There are many translations available, but The Essential Chuang Tzuis the best for readability. Sam Hamill and J.P. Seaton have done an excellent job in finding a balance between literal translation and free interpretation. This volume remains true to the original text, yet is expressive, funny, and enjoyable to the modern reader in English.
Far from being a dry, treatise on philosophy, it is full of humor, wit and paradox. Chuang Tzu is a poet who is fond of rambling on. At times, he seems set on confusing and confounding the reader. His stories meander and take abrupt and unexpected turns. This acts as a karate chop that takes the reader out of himself and opens his mind to a new way of thinking. Take for example this passage from Chapter 2 about how opposites create one another.
“That arises out of this, but this is also caused by exactly that. This is the theory that this and that are born together.” And although this is true enough, where there’s birth, there’s death, where there’s death, birth. Where there’s a possible, there is the impossible; with the impossible, possible. Cause right and you cause wrong, cause wrong, cause right. Right? So be it.
Or another famous passage from the same chapter:
To use the finger to make the point that a finger is not a finger is not as good as using a nonfinger to make the same point. To use a horse to prove that a horse is not a horse is not as good as to use a nonhorse to prove that a horse is not a horse. Heaven-and-Earth is one finger. All ten thousand things are one horse Okay? Not okay. Okay? Okay.
The famous parable of the butterfly dream comes to us from Chuang Tzu.
I don’t know whether it is Chou who dreamed he was a butterfly, or whether a butterfly dreams he’s Chuang Chou.
In Taoism, the person of ideal virtue is the sage who follows in the footsteps of the Tao. He is the wise man who knows nothing, the one does nothing and yet, nothing is left undone. But what does such a man look like, how does he act? The Chuang Tzu speaks much of the ancestral teacher. Even in Chuang Tzu’s time, the sage was ancient, from long, long ago:
…such a man doesn’t permit good and bad to wound his body. He goes as nature goes and seeks no benefit from life.

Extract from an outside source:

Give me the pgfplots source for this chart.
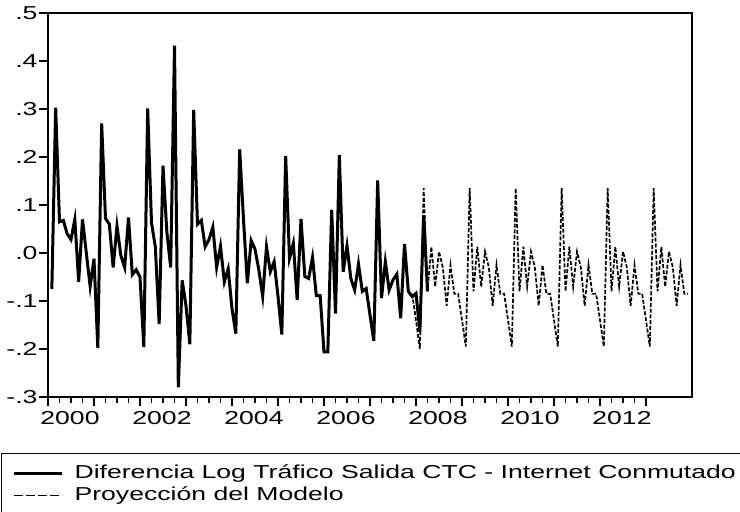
\documentclass[border=0pt]{standalone}
\usepackage{fontspec}
\setmainfont{Liberation Sans}[FakeStretch=1.42]
\usepackage{pgfplots}
\pgfplotsset{compat=1.18}
\usepackage{pgfplotstable}

% month index t: 0 = 2000m1
\pgfplotstableread{
t v
1 -0.075
2 0.303
3 0.065
4 0.068
5 0.040
6 0.028
7 0.070
8 -0.060
9 0.070
10 0.000
11 -0.070
12 -0.012
13 -0.198
14 0.270
15 0.072
16 0.060
17 -0.030
18 0.056
19 -0.005
20 -0.030
21 0.074
22 -0.045
23 -0.035
24 -0.050
25 -0.196
26 0.301
27 0.063
28 0.013
29 -0.148
30 0.182
31 0.044
32 -0.030
33 0.432
34 -0.280
35 -0.057
36 -0.110
37 -0.190
38 0.298
39 0.060
40 0.068
41 0.013
42 0.028
43 0.054
44 -0.030
45 0.014
46 -0.060
47 -0.033
48 -0.116
49 -0.168
50 0.216
51 0.070
52 -0.063
53 0.026
54 0.008
55 -0.035
56 -0.090
57 0.013
58 -0.039
59 -0.018
60 -0.090
61 -0.170
62 0.202
63 -0.011
64 0.020
65 -0.098
66 0.071
67 -0.049
68 -0.053
69 -0.009
70 -0.089
71 -0.089
72 -0.206
73 -0.206
74 0.090
75 -0.126
76 0.204
77 -0.039
78 0.015
79 -0.053
80 -0.077
81 -0.023
82 -0.080
83 -0.074
84 -0.129
85 -0.183
86 0.151
87 -0.094
88 -0.018
89 -0.077
90 -0.056
91 -0.044
92 -0.136
93 0.019
94 -0.080
95 -0.091
96 -0.084
97 -0.164
98 0.079
99 -0.080
}\actual

\pgfplotstableread{
t v
95 -0.085
96 -0.140
97 -0.200
98 0.135
99 -0.080
100 0.013
101 -0.070
102 0.003
103 -0.030
104 -0.110
105 -0.025
106 -0.085
107 -0.085
108 -0.140
109 -0.195
110 0.135
111 -0.080
112 0.013
113 -0.070
114 0.003
115 -0.030
116 -0.110
117 -0.025
118 -0.085
119 -0.085
120 -0.140
121 -0.195
122 0.135
123 -0.080
124 0.013
125 -0.070
126 0.003
127 -0.030
128 -0.110
129 -0.025
130 -0.085
131 -0.085
132 -0.140
133 -0.195
134 0.135
135 -0.080
136 0.013
137 -0.070
138 0.003
139 -0.030
140 -0.110
141 -0.025
142 -0.085
143 -0.085
144 -0.140
145 -0.195
146 0.135
147 -0.080
148 0.013
149 -0.070
150 0.003
151 -0.030
152 -0.110
153 -0.025
154 -0.085
155 -0.085
156 -0.140
157 -0.195
158 0.135
159 -0.080
160 0.013
161 -0.070
162 0.003
163 -0.030
164 -0.110
165 -0.025
166 -0.085
167 -0.085
}\proj

\begin{document}
\begin{tikzpicture}
\useasboundingbox (-48bp,-115bp) rectangle (692bp,397bp);
\begin{axis}[
  at={(0,0)}, anchor=south west,
  scale only axis, width=644bp, height=384bp,
  xmin=2000, xmax=2014, ymin=-0.3, ymax=0.5,
  axis line style={line width=1.2bp},
  tick align=outside, xtick pos=bottom, ytick pos=left,
  xtick={2000,2001,2002,2003,2004,2005,2006,2007,2008,2009,2010,2011,2012,2013},
  xticklabels={2000,,2002,,2004,,2006,,2008,,2010,,2012,},
  minor x tick num=3,
  ytick={-0.3,-0.2,-0.1,0,0.1,0.2,0.3,0.4,0.5},
  yticklabels={-.3,-.2,-.1,.0,.1,.2,.3,.4,.5},
  major tick length=9bp, minor tick length=6bp,
  every tick/.style={black, line width=1.2bp},
  tick label style={font=\fontsize{18.8}{22}\selectfont},
  xticklabel style={xshift=22bp, yshift=-1.5bp},
  yticklabel style={xshift=2bp},
  legend style={at={(-0.0730,-0.1458)}, anchor=north west, draw=black,
    line width=1.2bp, inner xsep=11bp, inner ysep=11bp,
    font=\fontsize{18.8}{22}\selectfont,
    nodes={inner xsep=0pt, inner ysep=0pt, text height=14bp, text depth=4bp},
    row sep=4bp, column sep=11bp},
  legend cell align=left,
]
\addplot[black, line width=3bp, no markers,
  legend image code/.code={\draw[line width=3bp] (0bp,0bp) -- (48bp,0bp);}]
  table[x expr=2000+\thisrow{t}/12, y=v] {\actual};
\addlegendentry{\makebox[656bp][l]{Diferencia Log Tráfico Salida CTC - Internet Conmutado}}
\addplot[black, line width=1.7bp, dash pattern=on 4bp off 1.8bp, no markers,
  legend image code/.code={\draw[line width=1.7bp, dash pattern=on 8.5bp off 3.5bp] (0bp,0bp) -- (48bp,0bp);}]
  table[x expr=2000+\thisrow{t}/12, y=v] {\proj};
\addlegendentry{Proyección del Modelo}
\end{axis}
\end{tikzpicture}
\end{document}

The True Ones of antiquity didn’t know to take joy from life, didn’t know how to despise death….They climbed high without fear. They went into the water without sinking. They went into fire without feeling the heat. ….The had no need to sweeten what they ate, they breathed deep.
If I take life as good, I must therefore take death as equally good.
The whole world could prize him and he would work no harder; the whole world could call him wrong and yet he would persist.
..he neither pursues profit nor avoids loss…He isn’t married to the Tao.
Chuang Tzu shows us that we are the source of our own sufferings. It is our attachments to things and our insistence on judging things as “good” or “evil”. But the answer isn’t dropping out of life. The sage cares for the world, yet remains impersonal. He travel with the herd, yet is unaffected by right and wrong. He does what is required and knows when to let go. It makes me think of the Samurai of ancient Japan, who were ready for death at anytime, or the Jedi of Star Wars who fight for the good of all, but are not swayed by emotions.
The Essential Chuang Tzu is a wonderful book. It’s ancient wisdom that is so desperately needed in our world today. It sets an example for all to strive for in our daily lives. It can be read in a single sitting, yet take a lifetime to understand. You get something new every time you read it. You need this book.